7. Use Real-Life Examples

Adding real-life examples of terms in your glossary can help clarify concepts and improve understanding. For example, if you’re learning about “dividends,” you can add an example of a company that pays a quarterly dividend and how that income is distributed to shareholders.

  • Example: “Coca-Cola (KO) is known for its consistent dividend payments. If you hold 100 shares, each quarter, you may receive a cash dividend of $0.45 per share.”

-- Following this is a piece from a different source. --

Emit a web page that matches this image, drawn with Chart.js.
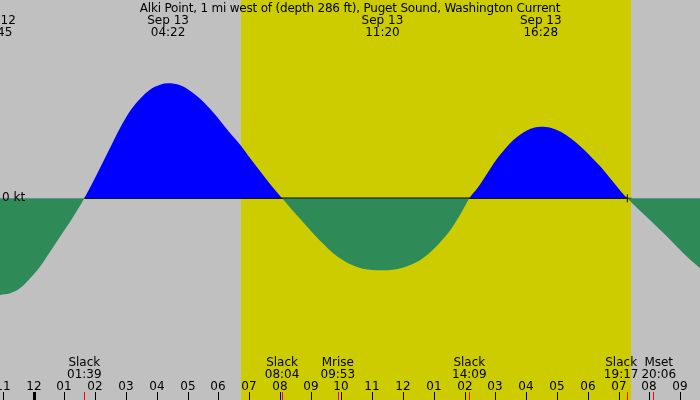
<!DOCTYPE html>
<html>
<head>
<meta charset="utf-8">
<script src="https://cdn.jsdelivr.net/npm/chart.js@4.4.1/dist/chart.umd.min.js"></script>
<style>
  html, body { margin: 0; padding: 0; background: #c0c0c0; }
  canvas { display: block; }
</style>
</head>
<body>
<canvas id="tideChart" width="700" height="400"></canvas>
<script>
const title = "Alki Point, 1 mi west of (depth 286 ft), Puget Sound, Washington Current";

// hours after midnight Sep 13, current in knots (+ flood, - ebb)
const hours = [-1.25, -1.09, -0.76, -0.44, -0.11, 0.21, 0.54, 0.86, 1.19, 1.51, 1.65,
  2.05, 2.43, 2.81, 3.13, 3.46, 3.78, 4.11, 4.37, 4.76, 5.08, 5.41, 5.73, 6.06, 6.38, 6.71, 7.03, 7.36, 7.68, 8.07,
  8.42, 8.74, 9.06, 9.39, 9.71, 10.04, 10.36, 10.69, 11.01, 11.33, 11.66, 11.99, 12.31, 12.64, 12.96, 13.29, 13.61, 13.94, 14.15,
  14.41, 14.63, 14.84, 15.06, 15.28, 15.49, 15.71, 15.93, 16.14, 16.47, 16.79, 17.12, 17.44, 17.77, 18.1, 18.43, 18.75, 19.08, 19.28,
  20.02, 20.56, 21.1, 21.64];
const speeds = [-0.98, -0.967, -0.95, -0.90, -0.80, -0.684, -0.534, -0.384, -0.234, -0.075, 0,
  0.236, 0.47, 0.703, 0.87, 0.996, 1.086, 1.136, 1.15, 1.13, 1.076, 0.996, 0.896, 0.776, 0.653, 0.536, 0.403, 0.27, 0.143, 0,
  -0.124, -0.234, -0.344, -0.45, -0.544, -0.617, -0.67, -0.704, -0.717, -0.72, -0.714, -0.694, -0.657, -0.60, -0.517, -0.41, -0.284, -0.117, 0,
  0.10, 0.20, 0.30, 0.40, 0.483, 0.556, 0.616, 0.663, 0.696, 0.716, 0.706, 0.666, 0.60, 0.516, 0.416, 0.31, 0.19, 0.066, 0,
  -0.22, -0.38, -0.55, -0.70];

const sunrise = 6.74;
const sunset = 19.40;

// max flood / max ebb labels along the top
const peakHours = [-1.25, 4.37, 11.33, 16.47];
const peakDates = ["Sep 12", "Sep 13", "Sep 13", "Sep 13"];
const peakTimes = ["22:45", "04:22", "11:20", "16:28"];

// slack and moon events along the bottom
const eventHours = [1.65, 8.07, 9.88, 14.15, 19.28, 20.10];
const eventNames = ["Slack", "Slack", "Mrise", "Slack", "Slack", "Mset"];
const eventTimes = ["01:39", "08:04", "09:53", "14:09", "19:17", "20:06"];

const tickHours = [-1, 0, 1, 2, 3, 4, 5, 6, 7, 8, 9, 10, 11, 12, 13, 14, 15, 16, 17, 18, 19, 20, 21];
const tickLabels = ["11", "12", "01", "02", "03", "04", "05", "06", "07", "08", "09", "10",
  "11", "12", "01", "02", "03", "04", "05", "06", "07", "08", "09"];

const FONT = "12px 'DejaVu Sans'";
const slackHours = eventHours.filter((h, i) => eventNames[i] === "Slack");
const firstSlack = slackHours[0];
const lastSlack = slackHours[slackHours.length - 1];

const backdrop = {
  id: "backdrop",
  beforeDraw(chart) {
    const ctx = chart.ctx, x = chart.scales.x;
    ctx.save();
    ctx.fillStyle = "#c0c0c0";
    ctx.fillRect(0, 0, chart.width, chart.height);
    const x0 = Math.round(x.getPixelForValue(sunrise)), x1 = Math.round(x.getPixelForValue(sunset));
    ctx.fillStyle = "#cccc00";
    ctx.fillRect(x0, 0, x1 - x0, chart.height);
    ctx.restore();
  }
};

const labels = {
  id: "labels",
  afterDraw(chart) {
    const ctx = chart.ctx, x = chart.scales.x, y = chart.scales.y;
    ctx.save();
    ctx.font = FONT;
    ctx.fillStyle = "#000";
    ctx.textBaseline = "alphabetic";
    ctx.textAlign = "center";

    ctx.letterSpacing = "-0.2px";
    ctx.fillText(title, chart.width / 2, 12);
    ctx.letterSpacing = "0px";

    peakHours.forEach((h, i) => {
      const px = x.getPixelForValue(h);
      ctx.fillText(peakDates[i], px, 24);
      ctx.fillText(peakTimes[i], px, 36);
    });

    // bottom event labels, pushed apart where they would overlap
    const pos = eventHours.map(h => x.getPixelForValue(h));
    const half = eventNames.map((n, i) => Math.max(ctx.measureText(n).width, ctx.measureText(eventTimes[i]).width) / 2);
    for (let i = 1; i < pos.length; i++) {
      const overlap = (pos[i - 1] + half[i - 1] + 3) - (pos[i] - half[i]);
      if (overlap > 0) { pos[i - 1] -= overlap / 2; pos[i] += overlap / 2; }
    }
    pos.forEach((px, i) => {
      ctx.fillText(eventNames[i], px, 366);
      ctx.fillText(eventTimes[i], px, 378);
    });

    tickHours.forEach((h, i) => {
      const px = Math.round(x.getPixelForValue(h));
      ctx.fillText(tickLabels[i], px, 390);
      ctx.fillRect(h === 0 ? px - 1 : px, 392, h === 0 ? 3 : 1, 8);
    });

    ctx.fillStyle = "#ff0000";
    eventHours.forEach(h => {
      ctx.fillRect(Math.round(x.getPixelForValue(h)), 392, 1, 8);
    });

    ctx.fillStyle = "#000";
    ctx.textAlign = "left";
    ctx.textBaseline = "middle";
    ctx.fillText("0 kt", 2, y.getPixelForValue(0));
    ctx.restore();
  }
};

new Chart(document.getElementById("tideChart"), {
  type: "line",
  data: {
    datasets: [
      {
        data: hours.map((h, i) => ({ x: h, y: speeds[i] })),
        fill: { target: "origin", above: "#0000ff", below: "#2e8b57" },
        borderColor: "rgba(0,0,0,0)",
        borderWidth: 0,
        pointRadius: 0,
        cubicInterpolationMode: "monotone"
      },
      {
        data: [{ x: firstSlack, y: 0 }, { x: lastSlack, y: 0 }],
        borderColor: "#000",
        borderWidth: 1.5,
        fill: false,
        pointStyle: "cross",
        pointRadius: [0, 4],
        pointBorderColor: "#000",
        pointBorderWidth: 1
      }
    ]
  },
  options: {
    responsive: false,
    animation: false,
    devicePixelRatio: 1,
    layout: { padding: 0, autoPadding: false },
    scales: {
      x: { type: "linear", min: -1.088, max: 21.64, display: false },
      y: { min: -2.017, max: 1.983, display: false }
    },
    plugins: { legend: { display: false }, tooltip: { enabled: false } }
  },
  plugins: [backdrop, labels]
});
</script>
</body>
</html>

8. Include a Personal Notes Section

Investing is personal, and your glossary should reflect your unique goals and experiences. Consider including a “Personal Notes” section where you jot down how certain terms apply to your own portfolio. This will help make the glossary even more relevant to your personal investment strategy.

For instance:

  • Personal Note: “I’ve been focusing on dividend stocks to build passive income for retirement, so I should pay extra attention to the dividend yield and payout ratio of the stocks I choose.”

9. Regularly Update Your Glossary

The world of investing is constantly evolving, with new terms, strategies, and tools emerging. Your glossary should be a living document that you update as you learn more. Stay up-to-date by adding new terms you come across, and remove outdated ones as the financial landscape shifts.

Conclusion

Creating a personal investment glossary is an invaluable tool for gaining clarity and confidence in your investment decisions. It allows you to cut through the jargon, focus on what matters most to your financial goals, and make more informed decisions. By building and maintaining your glossary, you’ll be better equipped to navigate the complexities of investing, ultimately leading to greater success and financial security.

Ready to get started? Start by adding the basics and expand your glossary over time. The more you know, the more empowered you’ll feel to make smarter investment choices!